UPDATE: Stimulus Gets More Transit Funding

House lawmakers today voted to add $3 billion in additional funding for transit projects in the economic stimulus package and placed more restrictions on how state and local transportation agencies must spend the federal cash.

Rep. Jerry Nadler's (D-N.Y.) amendment, passed by a voice vote, increases transit funding from $9 billion to $12 billion by adding $1.5 billion each to the transit capital improvement program and the new starts transit program.

The move restored the total transit funding to the level originally proposed by House Transportation and Infrastructure Chairman James Oberstar (D-Minn.) and ranking member John Mica (R-Fla.). The two men had expressed their frustration that their original $12 billion transit request had been reduced by the Appropriations Committee.

The House approved an amendment from Oberstar that strengthens a "use it or lose it" provision requiring state and government agencies to use half of the stimulus funding within a set amount of time. The amendment dropped the deadline to within 90 days of the bill's enactment, down from 180 days.

The provision had been weakened by the Appropriations Committee to give states more time in response to concerns that 90 days was an unrealistic deadline for the work to begin.

Speaking in support of his amendment, Oberstar told lawmakers that transportation officials had assured him that they would be able to hit the stricter deadline and that the transportation committee would ensure that they did. "Our committee is going to hold oversight hearings every 30 days," he said. "We're going to hold their feet to the fire and a blowtorch to their bottom side to make sure they deliver the jobs in the time frame they have said they can."
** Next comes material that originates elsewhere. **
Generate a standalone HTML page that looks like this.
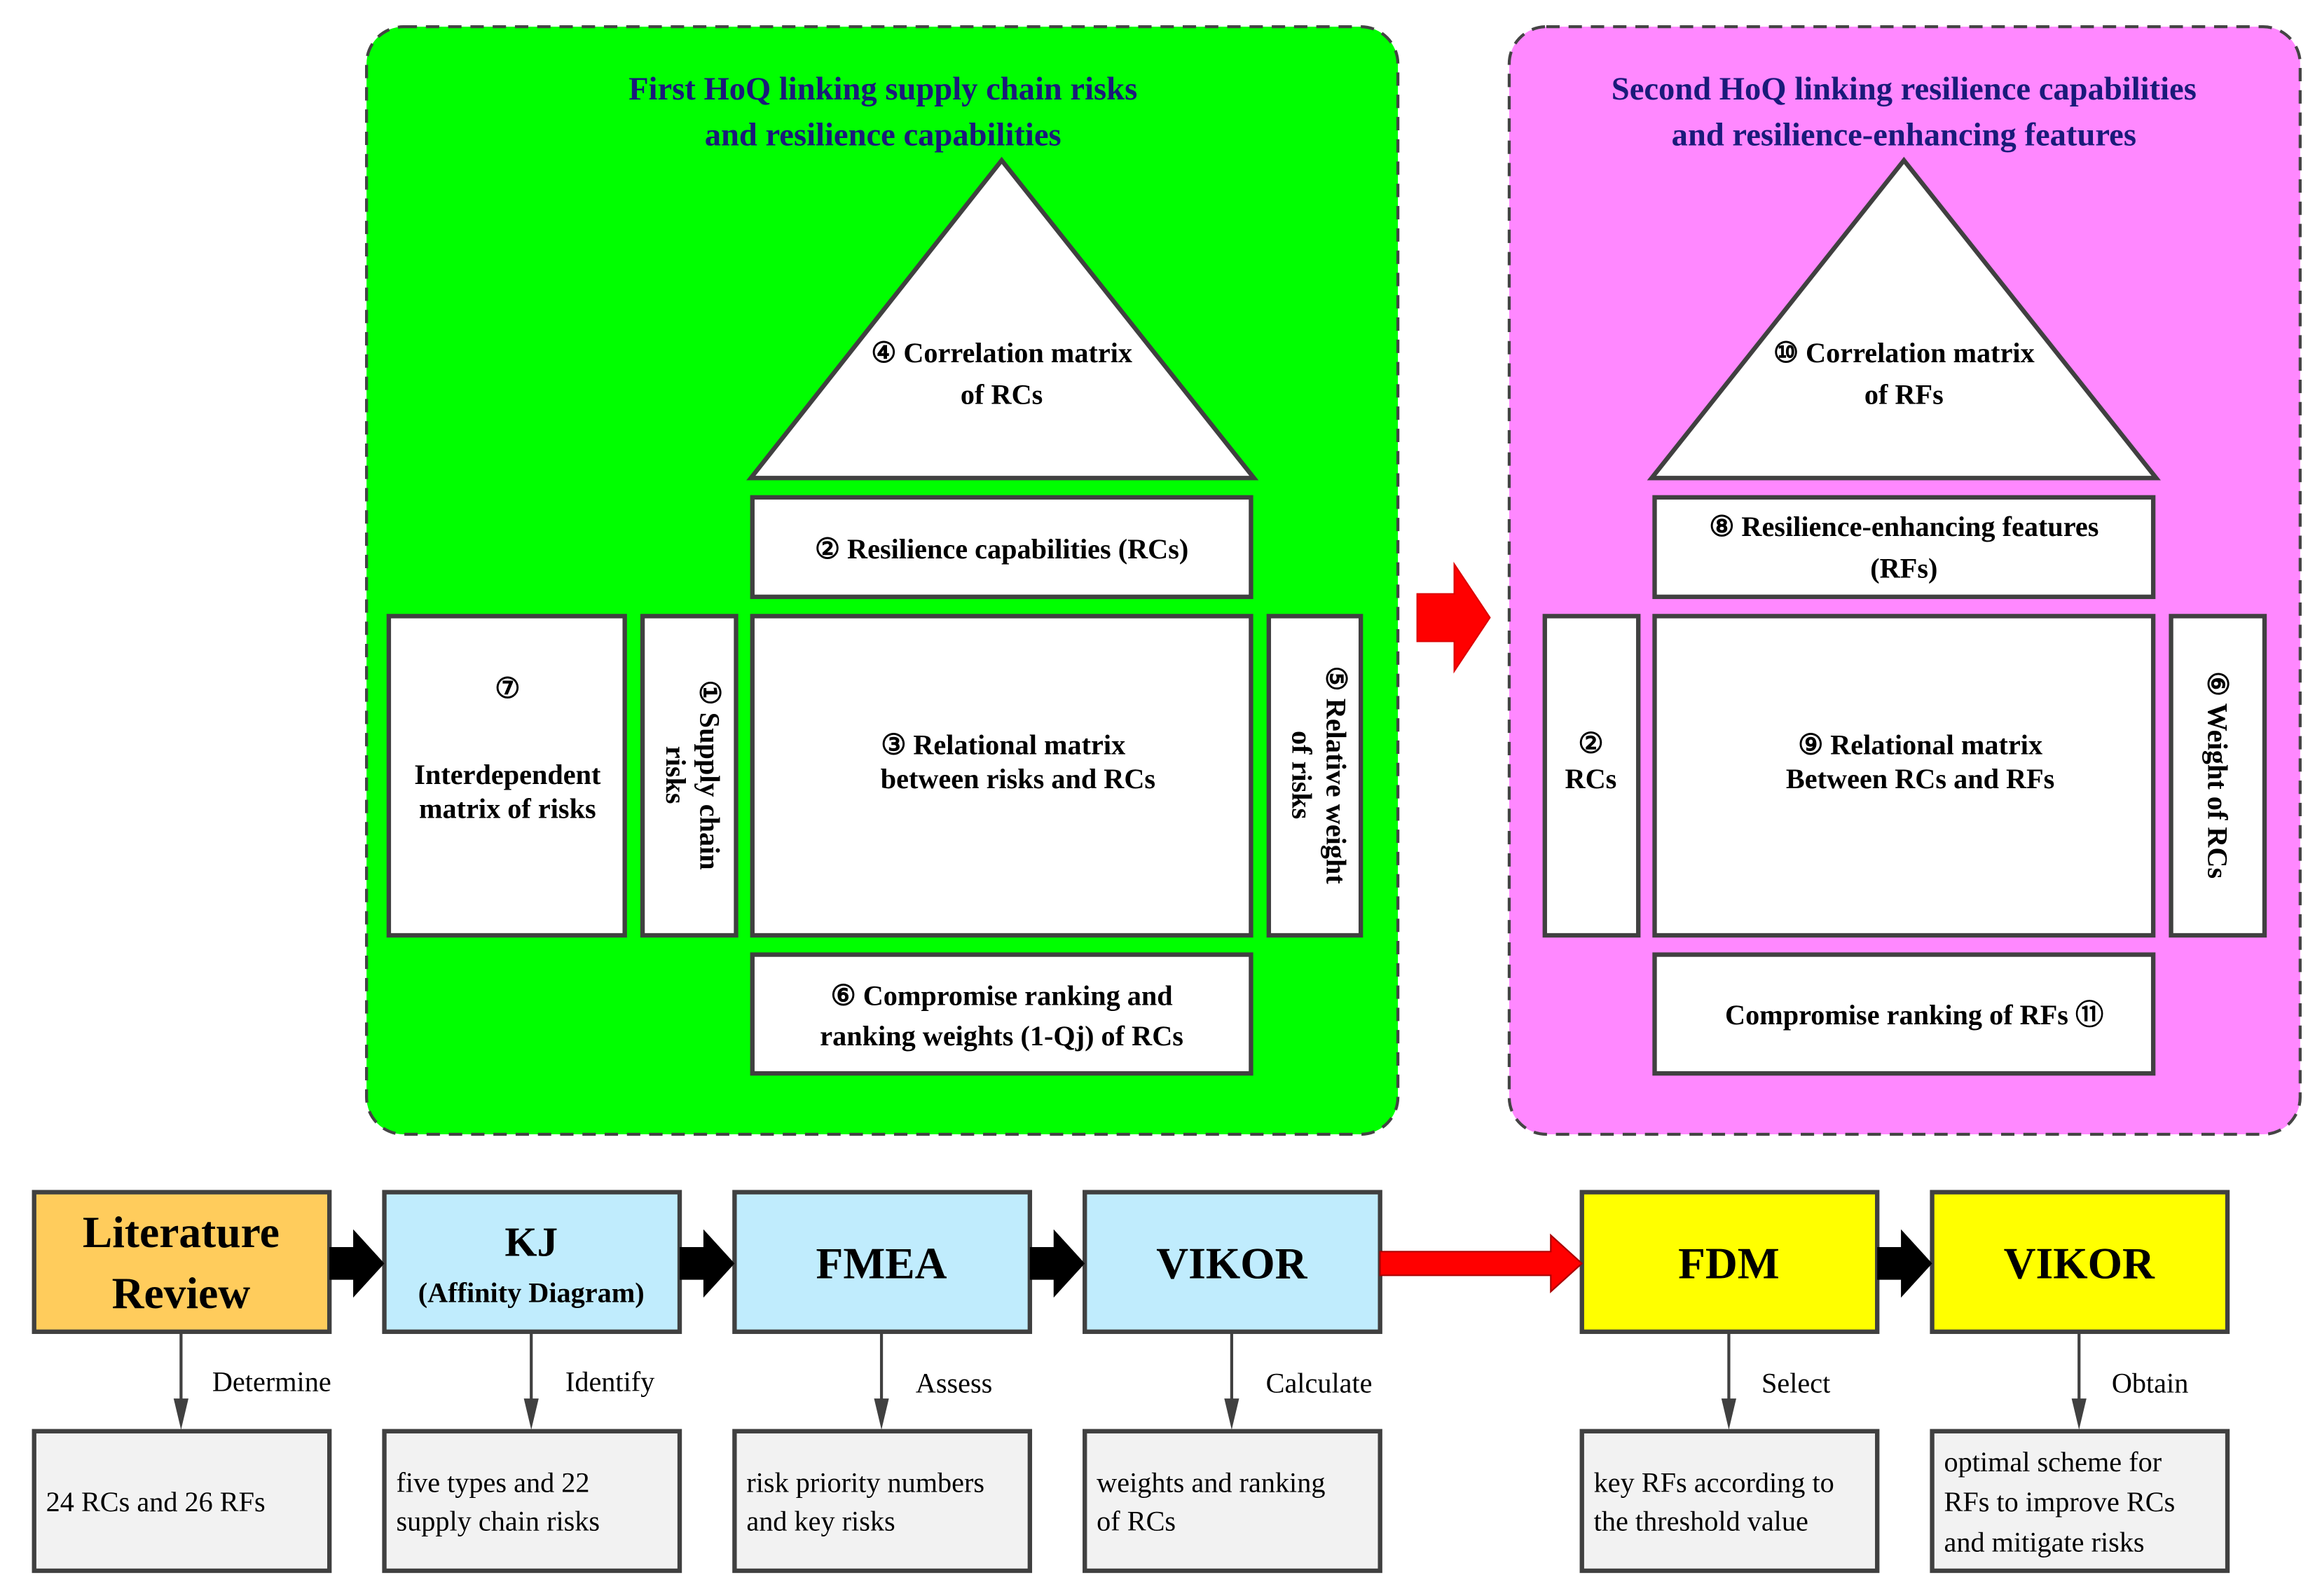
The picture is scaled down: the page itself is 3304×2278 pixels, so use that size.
<!DOCTYPE html>
<html><head><meta charset="utf-8"><style>html,body{margin:0;padding:0;background:#fff}svg{display:block}svg text{font-family:"Liberation Serif","Times New Roman",serif}</style></head>
<body>
<svg width="3304" height="2278" viewBox="0 0 1560 1075" preserveAspectRatio="none" xmlns="http://www.w3.org/2000/svg">
<!-- green panel -->
<rect x="247" y="18" width="695" height="746" rx="25" fill="#00ff00" stroke="#444" stroke-width="2" stroke-dasharray="9,6"/>
<text x="595" y="67" text-anchor="middle" font-size="22" font-weight="bold" fill="#1a1a7a">First HoQ linking supply chain risks</text>
<text x="595" y="98" text-anchor="middle" font-size="22" font-weight="bold" fill="#1a1a7a">and resilience capabilities</text>
<g stroke="#404040" stroke-width="3" fill="#fff">
<polygon points="675,108 506,322 845,322"/>
<rect x="507" y="335" width="336" height="67"/>
<rect x="262" y="415" width="159" height="215"/>
<rect x="433" y="415" width="63" height="215"/>
<rect x="507" y="415" width="336" height="215"/>
<rect x="855" y="415" width="62" height="215"/>
<rect x="507" y="643" width="336" height="80"/>
</g>
<g font-size="19" font-weight="bold" text-anchor="middle" fill="#000">
<text x="675" y="244">④ Correlation matrix</text>
<text x="675" y="272">of RCs</text>
<text x="675" y="376">② Resilience capabilities (RCs)</text>
<text x="342" y="470">⑦</text>
<text x="342" y="528">Interdependent</text>
<text x="342" y="551">matrix of risks</text>
<text x="676" y="508">③ Relational matrix</text>
<text x="686" y="531">between risks and RCs</text>
<text x="675" y="677">⑥ Compromise ranking and</text>
<text x="675" y="704">ranking weights (1-Qj) of RCs</text>
<text transform="translate(472,522) rotate(90)">① Supply chain</text>
<text transform="translate(449,522) rotate(90)">risks</text>
<text transform="translate(894,522) rotate(90)">⑤ Relative weight</text>
<text transform="translate(871,522) rotate(90)">of risks</text>
</g>
<!-- red arrow middle -->
<polygon points="955,400 980,400 980,380 1004,416 980,452 980,432 955,432" fill="#ff0000" stroke="#dd0000" stroke-width="1"/>
<!-- pink panel -->
<rect x="1017" y="18" width="533" height="746" rx="25" fill="#ff88ff" stroke="#444" stroke-width="2" stroke-dasharray="9,6"/>
<text x="1283" y="67" text-anchor="middle" font-size="22" font-weight="bold" fill="#1a1a7a">Second HoQ linking resilience capabilities</text>
<text x="1283" y="98" text-anchor="middle" font-size="22" font-weight="bold" fill="#1a1a7a">and resilience-enhancing features</text>
<g stroke="#404040" stroke-width="3" fill="#fff">
<polygon points="1283,108 1113,322 1453,322"/>
<rect x="1115" y="335" width="336" height="67"/>
<rect x="1041" y="415" width="63" height="215"/>
<rect x="1115" y="415" width="336" height="215"/>
<rect x="1463" y="415" width="63" height="215"/>
<rect x="1115" y="643" width="336" height="80"/>
</g>
<g font-size="19" font-weight="bold" text-anchor="middle" fill="#000">
<text x="1283" y="244">⑩ Correlation matrix</text>
<text x="1283" y="272">of RFs</text>
<text x="1283" y="361">⑧ Resilience-enhancing features</text>
<text x="1283" y="389">(RFs)</text>
<text x="1072" y="507">②</text>
<text x="1072" y="531">RCs</text>
<text x="1294" y="508">⑨ Relational matrix</text>
<text x="1294" y="531">Between RCs and RFs</text>
<text x="1290" y="690">Compromise ranking of RFs ⑪</text>
<text transform="translate(1488,522) rotate(90)">⑥ Weight of RCs</text>
</g>
<!-- bottom process boxes -->
<g stroke="#404040" stroke-width="3">
<rect x="23" y="803" width="199" height="94" fill="#ffcc5c"/>
<rect x="259" y="803" width="199" height="94" fill="#c0ecfd"/>
<rect x="495" y="803" width="199" height="94" fill="#c0ecfd"/>
<rect x="731" y="803" width="199" height="94" fill="#c0ecfd"/>
<rect x="1066" y="803" width="199" height="94" fill="#ffff00"/>
<rect x="1302" y="803" width="199" height="94" fill="#ffff00"/>
<rect x="23" y="964" width="199" height="94" fill="#f2f2f2"/>
<rect x="259" y="964" width="199" height="94" fill="#f2f2f2"/>
<rect x="495" y="964" width="199" height="94" fill="#f2f2f2"/>
<rect x="731" y="964" width="199" height="94" fill="#f2f2f2"/>
<rect x="1066" y="964" width="199" height="94" fill="#f2f2f2"/>
<rect x="1302" y="964" width="199" height="94" fill="#f2f2f2"/>
</g>
<!-- black arrows -->
<g fill="#000">
<polygon points="222,840 238,840 238,828 259,851 238,874 238,862 222,862"/>
<polygon points="458,840 474,840 474,828 495,851 474,874 474,862 458,862"/>
<polygon points="694,840 710,840 710,828 731,851 710,874 710,862 694,862"/>
<polygon points="1265,840 1281,840 1281,828 1302,851 1281,874 1281,862 1265,862"/>
</g>
<polygon points="930,843 1045,843 1045,832 1066,851 1045,870 1045,859 930,859" fill="#ff0000" stroke="#aa0000" stroke-width="1"/>
<!-- connectors -->
<g stroke="#404040" stroke-width="2">
<line x1="122" y1="898" x2="122" y2="945"/>
<line x1="358" y1="898" x2="358" y2="945"/>
<line x1="594" y1="898" x2="594" y2="945"/>
<line x1="830" y1="898" x2="830" y2="945"/>
<line x1="1165" y1="898" x2="1165" y2="945"/>
<line x1="1401" y1="898" x2="1401" y2="945"/>
</g>
<g fill="#404040">
<polygon points="117,942 127,942 122,963"/>
<polygon points="353,942 363,942 358,963"/>
<polygon points="589,942 599,942 594,963"/>
<polygon points="825,942 835,942 830,963"/>
<polygon points="1160,942 1170,942 1165,963"/>
<polygon points="1396,942 1406,942 1401,963"/>
</g>
<g font-size="19" fill="#000">
<text x="143" y="937">Determine</text>
<text x="381" y="937">Identify</text>
<text x="617" y="938">Assess</text>
<text x="853" y="938">Calculate</text>
<text x="1187" y="938">Select</text>
<text x="1423" y="938">Obtain</text>
<text x="31" y="1018">24 RCs and 26 RFs</text>
<text x="267" y="1005">five types and 22</text>
<text x="267" y="1031">supply chain risks</text>
<text x="503" y="1005">risk priority numbers</text>
<text x="503" y="1031">and key risks</text>
<text x="739" y="1005">weights and ranking</text>
<text x="739" y="1031">of RCs</text>
<text x="1074" y="1005">key RFs according to</text>
<text x="1074" y="1031">the threshold value</text>
<text x="1310" y="991">optimal scheme for</text>
<text x="1310" y="1018">RFs to improve RCs</text>
<text x="1310" y="1045">and mitigate risks</text>
</g>
<g font-weight="bold" text-anchor="middle" fill="#000">
<text x="122" y="840" font-size="30">Literature</text>
<text x="122" y="881" font-size="30">Review</text>
<text x="358" y="846" font-size="28">KJ</text>
<text x="358" y="877" font-size="19">(Affinity Diagram)</text>
<text x="594" y="861" font-size="30">FMEA</text>
<text x="830" y="861" font-size="30">VIKOR</text>
<text x="1165" y="861" font-size="30">FDM</text>
<text x="1401" y="861" font-size="30">VIKOR</text>
</g>
</svg>
</body></html>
Oberstar added extra motivation to states to speed the cash out the door, saying that the stimulus was "a dress rehearsal" for the upcoming surface transportation authorization, a massive spending bill that covers the bulk of the nation's transportation funding that lawmakers will begin drafting later this year.

The third amendment added to the bill, proposed by Rep. Bill Shuster (R-Pa.), clarified the legislation to ensure that the federal cash received from the rescue package for highway maintenance is not used to replace existing funds that had already been put in place for transportation projects.